## TASK DETAILS
Write out the material exactly, leaving every picture behind.

## RECORDED DATA
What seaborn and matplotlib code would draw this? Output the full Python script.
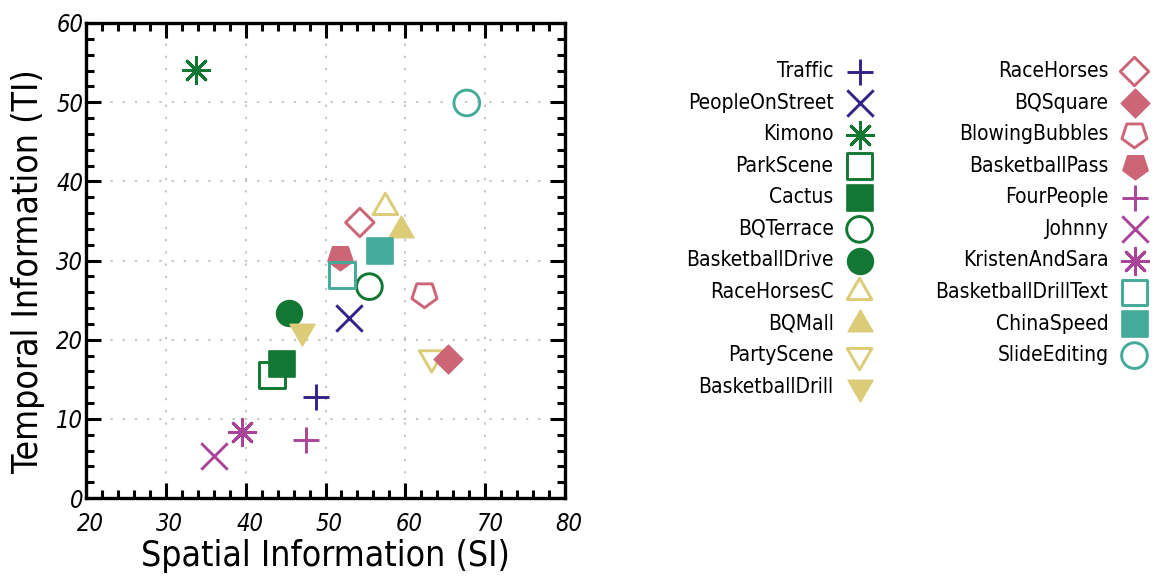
import matplotlib
matplotlib.use("Agg")
import matplotlib.pyplot as plt
import matplotlib.transforms as mtransforms
import seaborn as sns
from matplotlib.ticker import MultipleLocator

# Test sequences with their spatial (SI) and temporal (TI) information
sequences = [
    "Traffic", "PeopleOnStreet", "Kimono", "ParkScene", "Cactus", "BQTerrace",
    "BasketballDrive", "RaceHorsesC", "BQMall", "PartyScene", "BasketballDrill",
    "RaceHorses", "BQSquare", "BlowingBubbles", "BasketballPass",
    "FourPeople", "Johnny", "KristenAndSara",
    "BasketballDrillText", "ChinaSpeed", "SlideEditing",
]
si = [48.8, 52.9, 33.8, 43.3, 44.5, 55.5, 45.4, 57.5, 59.5, 63.3, 47.1,
      54.3, 65.3, 62.4, 51.8, 47.6, 36.0, 39.6, 52.1, 56.8, 67.7]
ti = [12.8, 22.8, 54.1, 15.5, 16.9, 26.7, 23.4, 36.7, 33.9, 17.7, 21.1,
      34.8, 17.6, 25.7, 30.4, 7.3, 5.3, 8.4, 28.2, 31.2, 49.9]

x_ticks = [20, 30, 40, 50, 60, 70, 80]
y_ticks = [0, 10, 20, 30, 40, 50, 60]

# Styling per sequence class
indigo, green, sand, rose, purple, teal = (
    "#332288", "#117733", "#DDCC77", "#CC6677", "#AA4499", "#44AA99")
colors = [indigo, indigo, green, green, green, green, green, sand, sand, sand, sand,
          rose, rose, rose, rose, purple, purple, purple, teal, teal, teal]
plus, cross, star = "+", "x", (8, 2, 0)
tri_up, tri_dn, pent = (3, 0, 0), (3, 0, 180), (5, 0, 180)
markers = [plus, cross, star, "s", "s", "o", "o", tri_up, tri_up, tri_dn, tri_dn,
           "D", "D", pent, pent, plus, cross, star, "s", "s", "o"]
filled = [None, None, None, False, True, False, True, False, True, False, True,
          False, True, False, True, None, None, None, False, True, False]
size_pt = {"+": 19, "x": 19, star: 19, "s": 18.5, "o": 18.5, "D": 14.5,
           tri_up: 20.5, tri_dn: 20.5, pent: 19}

sns.set_theme(style="white")
plt.rcParams["font.family"] = ["DejaVu Sans"]
plt.rcParams["font.stretch"] = "condensed"
plt.rcParams["text.color"] = "black"

fig = plt.figure(figsize=(11.55, 5.76), dpi=100)
ax = fig.add_axes([86 / 1155, 1 - 498 / 576, 479 / 1155, 475 / 576])

lw = 2.1
for name, x, y, c, m, f in zip(sequences, si, ti, colors, markers, filled):
    s = size_pt[m] ** 2
    if f is None:
        sns.scatterplot(x=[x], y=[y], ax=ax, marker=m, s=s, color=c,
                        linewidth=lw, label=name, zorder=3)
    elif f:
        sns.scatterplot(x=[x], y=[y], ax=ax, marker=m, s=s, color=c,
                        edgecolor=c, linewidth=1.2, label=name, zorder=3)
    else:
        sns.scatterplot(x=[x], y=[y], ax=ax, marker=m, s=s, facecolor="none",
                        edgecolor=c, linewidth=lw, label=name, zorder=3)

ax.set_xlim(x_ticks[0], x_ticks[-1])
ax.set_ylim(y_ticks[0], y_ticks[-1])
ax.set_xticks(x_ticks)
ax.set_yticks(y_ticks)
ax.xaxis.set_minor_locator(MultipleLocator(2))
ax.yaxis.set_minor_locator(MultipleLocator(2))
ax.tick_params(which="both", direction="in", top=True, right=True,
               bottom=True, left=True, color="black", width=2.2)
ax.tick_params(which="major", length=11)
ax.tick_params(which="minor", length=5.5)
ax.tick_params(axis="x", which="major", pad=10)
ax.tick_params(axis="y", which="major", pad=2)
shift_right = mtransforms.ScaledTranslation(4 / 100, 0, fig.dpi_scale_trans)
for lab in ax.get_xticklabels():
    lab.set_transform(lab.get_transform() + shift_right)
for lab in ax.get_xticklabels() + ax.get_yticklabels():
    lab.set_fontstyle("italic")
    lab.set_fontsize(17)
    lab.set_color("black")
for sp in ax.spines.values():
    sp.set_visible(True)
    sp.set_color("black")
    sp.set_linewidth(2.4)

ax.grid(True, which="major", color="#b5b5b5", linestyle=(0, (1.5, 6.5)), linewidth=1.1)
ax.set_axisbelow(True)

ax.set_xlabel("Spatial Information (SI)", fontsize=25.5, color="black", labelpad=2)
ax.set_ylabel("Temporal Information (TI)", fontsize=25.5, color="black", labelpad=8)
ax.yaxis.label.set_y(0.477)

handles, labels = ax.get_legend_handles_labels()
ax.get_legend().remove()
fig.legend(handles, labels, ncol=2, loc="upper left",
           bbox_to_anchor=(686 / 1155, 1 - 61 / 576), frameon=False,
           markerfirst=False, fontsize=15, labelspacing=0.555,
           handlelength=1.5, handletextpad=0.5, columnspacing=2.9,
           borderpad=0, borderaxespad=0)

fig.savefig("out.png", dpi=100)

## FINISHED TASK
What seaborn and matplotlib code would draw this? Output the full Python script.
import matplotlib
matplotlib.use("Agg")
import matplotlib.pyplot as plt
import matplotlib.transforms as mtransforms
import seaborn as sns
from matplotlib.ticker import MultipleLocator

# Test sequences with their spatial (SI) and temporal (TI) information
sequences = [
    "Traffic", "PeopleOnStreet", "Kimono", "ParkScene", "Cactus", "BQTerrace",
    "BasketballDrive", "RaceHorsesC", "BQMall", "PartyScene", "BasketballDrill",
    "RaceHorses", "BQSquare", "BlowingBubbles", "BasketballPass",
    "FourPeople", "Johnny", "KristenAndSara",
    "BasketballDrillText", "ChinaSpeed", "SlideEditing",
]
si = [48.8, 52.9, 33.8, 43.3, 44.5, 55.5, 45.4, 57.5, 59.5, 63.3, 47.1,
      54.3, 65.3, 62.4, 51.8, 47.6, 36.0, 39.6, 52.1, 56.8, 67.7]
ti = [12.8, 22.8, 54.1, 15.5, 16.9, 26.7, 23.4, 36.7, 33.9, 17.7, 21.1,
      34.8, 17.6, 25.7, 30.4, 7.3, 5.3, 8.4, 28.2, 31.2, 49.9]

x_ticks = [20, 30, 40, 50, 60, 70, 80]
y_ticks = [0, 10, 20, 30, 40, 50, 60]

# Styling per sequence class
indigo, green, sand, rose, purple, teal = (
    "#332288", "#117733", "#DDCC77", "#CC6677", "#AA4499", "#44AA99")
colors = [indigo, indigo, green, green, green, green, green, sand, sand, sand, sand,
          rose, rose, rose, rose, purple, purple, purple, teal, teal, teal]
plus, cross, star = "+", "x", (8, 2, 0)
tri_up, tri_dn, pent = (3, 0, 0), (3, 0, 180), (5, 0, 180)
markers = [plus, cross, star, "s", "s", "o", "o", tri_up, tri_up, tri_dn, tri_dn,
           "D", "D", pent, pent, plus, cross, star, "s", "s", "o"]
filled = [None, None, None, False, True, False, True, False, True, False, True,
          False, True, False, True, None, None, None, False, True, False]
size_pt = {"+": 19, "x": 19, star: 19, "s": 18.5, "o": 18.5, "D": 14.5,
           tri_up: 20.5, tri_dn: 20.5, pent: 19}

sns.set_theme(style="white")
plt.rcParams["font.family"] = ["DejaVu Sans"]
plt.rcParams["font.stretch"] = "condensed"
plt.rcParams["text.color"] = "black"

fig = plt.figure(figsize=(11.55, 5.76), dpi=100)
ax = fig.add_axes([86 / 1155, 1 - 498 / 576, 479 / 1155, 475 / 576])

lw = 2.1
for name, x, y, c, m, f in zip(sequences, si, ti, colors, markers, filled):
    s = size_pt[m] ** 2
    if f is None:
        sns.scatterplot(x=[x], y=[y], ax=ax, marker=m, s=s, color=c,
                        linewidth=lw, label=name, zorder=3)
    elif f:
        sns.scatterplot(x=[x], y=[y], ax=ax, marker=m, s=s, color=c,
                        edgecolor=c, linewidth=1.2, label=name, zorder=3)
    else:
        sns.scatterplot(x=[x], y=[y], ax=ax, marker=m, s=s, facecolor="none",
                        edgecolor=c, linewidth=lw, label=name, zorder=3)

ax.set_xlim(x_ticks[0], x_ticks[-1])
ax.set_ylim(y_ticks[0], y_ticks[-1])
ax.set_xticks(x_ticks)
ax.set_yticks(y_ticks)
ax.xaxis.set_minor_locator(MultipleLocator(2))
ax.yaxis.set_minor_locator(MultipleLocator(2))
ax.tick_params(which="both", direction="in", top=True, right=True,
               bottom=True, left=True, color="black", width=2.2)
ax.tick_params(which="major", length=11)
ax.tick_params(which="minor", length=5.5)
ax.tick_params(axis="x", which="major", pad=10)
ax.tick_params(axis="y", which="major", pad=2)
shift_right = mtransforms.ScaledTranslation(4 / 100, 0, fig.dpi_scale_trans)
for lab in ax.get_xticklabels():
    lab.set_transform(lab.get_transform() + shift_right)
for lab in ax.get_xticklabels() + ax.get_yticklabels():
    lab.set_fontstyle("italic")
    lab.set_fontsize(17)
    lab.set_color("black")
for sp in ax.spines.values():
    sp.set_visible(True)
    sp.set_color("black")
    sp.set_linewidth(2.4)

ax.grid(True, which="major", color="#b5b5b5", linestyle=(0, (1.5, 6.5)), linewidth=1.1)
ax.set_axisbelow(True)

ax.set_xlabel("Spatial Information (SI)", fontsize=25.5, color="black", labelpad=2)
ax.set_ylabel("Temporal Information (TI)", fontsize=25.5, color="black", labelpad=8)
ax.yaxis.label.set_y(0.477)

handles, labels = ax.get_legend_handles_labels()
ax.get_legend().remove()
fig.legend(handles, labels, ncol=2, loc="upper left",
           bbox_to_anchor=(686 / 1155, 1 - 61 / 576), frameon=False,
           markerfirst=False, fontsize=15, labelspacing=0.555,
           handlelength=1.5, handletextpad=0.5, columnspacing=2.9,
           borderpad=0, borderaxespad=0)

fig.savefig("out.png", dpi=100)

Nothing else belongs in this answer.